Consider the following scenario…

Bob checks out file A
Bob makes changes to file A and checks back in.
Alice has the version of file A on her machine prior to Bob’s changes.
Alice checks out file A

Under VSS this would have brought the latest version of the file from the server to Alice’s machine and checked it out to her.

Under TFS Alice will receive check-out rights to the file preventing anyone else from changing it. All is well so far, however the file that Alice is now editing is NOT the latest version from the server with Bob’s changes, but the version she held prior to check-out. When Alice attempts to check the file back in she is informed of a conflict with the version on the server.

So what’s happened? Simple, TFS checks out the file BUT DOES NOT GET THE LATEST VERSION FROM THE SERVER leaving Alice to edit the “old” version.

At first we assumed this was a bug but it turns out this is by design. Microsoft has implemented this approach to prevent the local build for Alice from potentially being broken by changes applied by Bob. Now the importance of not breaking the local build for Microsoft may be important given the scale of the projects they work on, but for us and I believe the majority of the development community this is not the case. The time required to resolve changes is ridiculous and for some reason TFS disables the merge option on the dialog box leaving you to do it manually whilst trying to figure out what the implications are; usually dire on any large code changes.

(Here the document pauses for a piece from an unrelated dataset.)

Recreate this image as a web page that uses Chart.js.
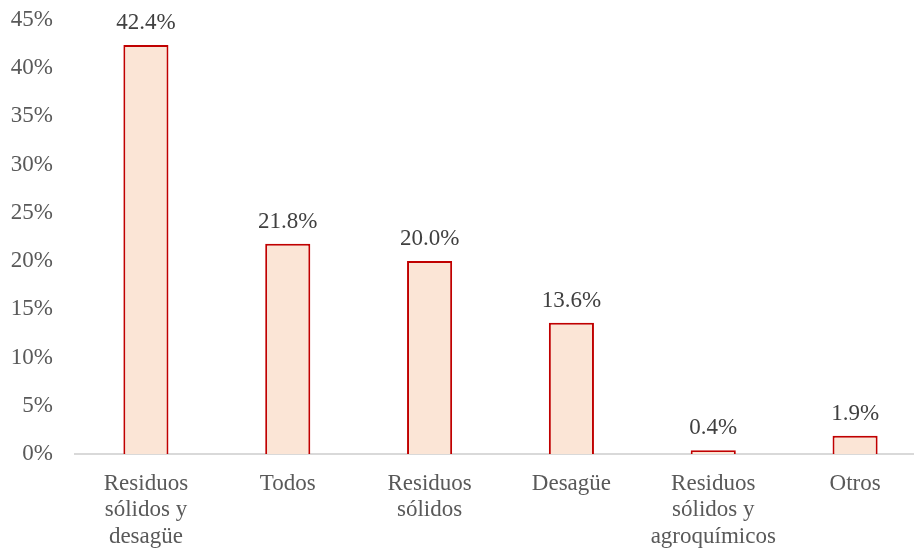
<!DOCTYPE html>
<html>
<head>
<meta charset="utf-8">
<script src="https://cdn.jsdelivr.net/npm/chart.js@4"></script>
<style>
  html, body { margin: 0; padding: 0; background: #fff; overflow: hidden; }
  #wrap { width: 926px; height: 551px; }
</style>
</head>
<body>
<div id="wrap"><canvas id="chart"></canvas></div>
<script>
// Datos del gráfico
const categorias = [
    ['Residuos', 'sólidos y', 'desagüe'],
    'Todos',
    ['Residuos', 'sólidos'],
    'Desagüe',
    ['Residuos', 'sólidos y', 'agroquímicos'],
    'Otros'
];
const valores = [42.4, 21.8, 20.0, 13.6, 0.4, 1.9];
const ticksY = [0, 5, 10, 15, 20, 25, 30, 35, 40, 45];

const fuente = '"Liberation Serif", "Times New Roman", serif';

// Etiquetas de datos encima de cada barra
const etiquetas = {
    id: 'etiquetas',
    afterDatasetsDraw(chart) {
        const ctx = chart.ctx;
        const meta = chart.getDatasetMeta(0);
        ctx.save();
        ctx.font = '23px ' + fuente;
        ctx.fillStyle = '#404040';
        ctx.textAlign = 'center';
        ctx.textBaseline = 'alphabetic';
        meta.data.forEach((bar, i) => {
            ctx.fillText(valores[i].toFixed(1) + '%', bar.x, bar.y - 16);
        });
        ctx.restore();
    }
};

new Chart(document.getElementById('chart'), {
    type: 'bar',
    data: {
        labels: categorias,
        datasets: [{
            data: valores,
            backgroundColor: '#FBE5D6',
            borderColor: '#C00000',
            borderWidth: 2,
            categoryPercentage: 1,
            barPercentage: 0.318
        }]
    },
    options: {
        responsive: true,
        maintainAspectRatio: false,
        animation: false,
        layout: { padding: { top: 20, left: 0, right: 0, bottom: 0 } },
        plugins: {
            legend: { display: false },
            tooltip: { enabled: false }
        },
        scales: {
            x: {
                afterFit(axis) { axis.height = 97; },
                grid: { display: false, drawTicks: false },
                border: { display: true, color: '#D9D9D9', width: 2 },
                ticks: {
                    color: '#595959',
                    padding: 16,
                    maxRotation: 0,
                    autoSkip: false,
                    font: { family: fuente, size: 23, lineHeight: 1.17 }
                }
            },
            y: {
                min: 0,
                max: 45,
                afterFit(axis) {
                    axis.width = 75;
                    axis.paddingTop = 0;
                    axis.paddingBottom = 0;
                },
                afterBuildTicks(axis) {
                    axis.ticks = ticksY.map(v => ({ value: v }));
                },
                grid: { display: false, drawTicks: false },
                border: { display: false },
                ticks: {
                    color: '#595959',
                    padding: 22,
                    font: { family: fuente, size: 23 },
                    callback: v => v + '%'
                }
            }
        }
    },
    plugins: [etiquetas]
});
</script>
</body>
</html>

Now this approach is a reasonable option should it suit your development topology but the biggest mistake made by Microsoft is not giving you the option of turning this off!

So how do you get around this issue? There are two options…

Option 1

  1. In Team Explorer disable multiple check-out on ALL projects
  2. In VS2005 Source Control options, change from Silent Check Out to DO Nothing. This means you have to manually check-out all files.
  3. Before checking out do a Get Latest. This makes the whole check-out process a more conscious exercise but still relies on the developer to be disciplined and we all know that ain’t going to happen.

Option 2 (Our solution)

As above except we have written a macro to perform the Get Latest and Check Out as one operation. This doesn’t resolve the issue entirely but does minimise as best as possible the chances of this happening.

If like us you’re not happy with this setup then I’m afraid you’re going to have to wait for Orcas before it’ll be changed (and it will as Microsoft has admitted they’ll be changing it).

I hope this information has proven useful and would welcome comments on any better solutions or whether you believe the approach taken within TFS currently is a good idea.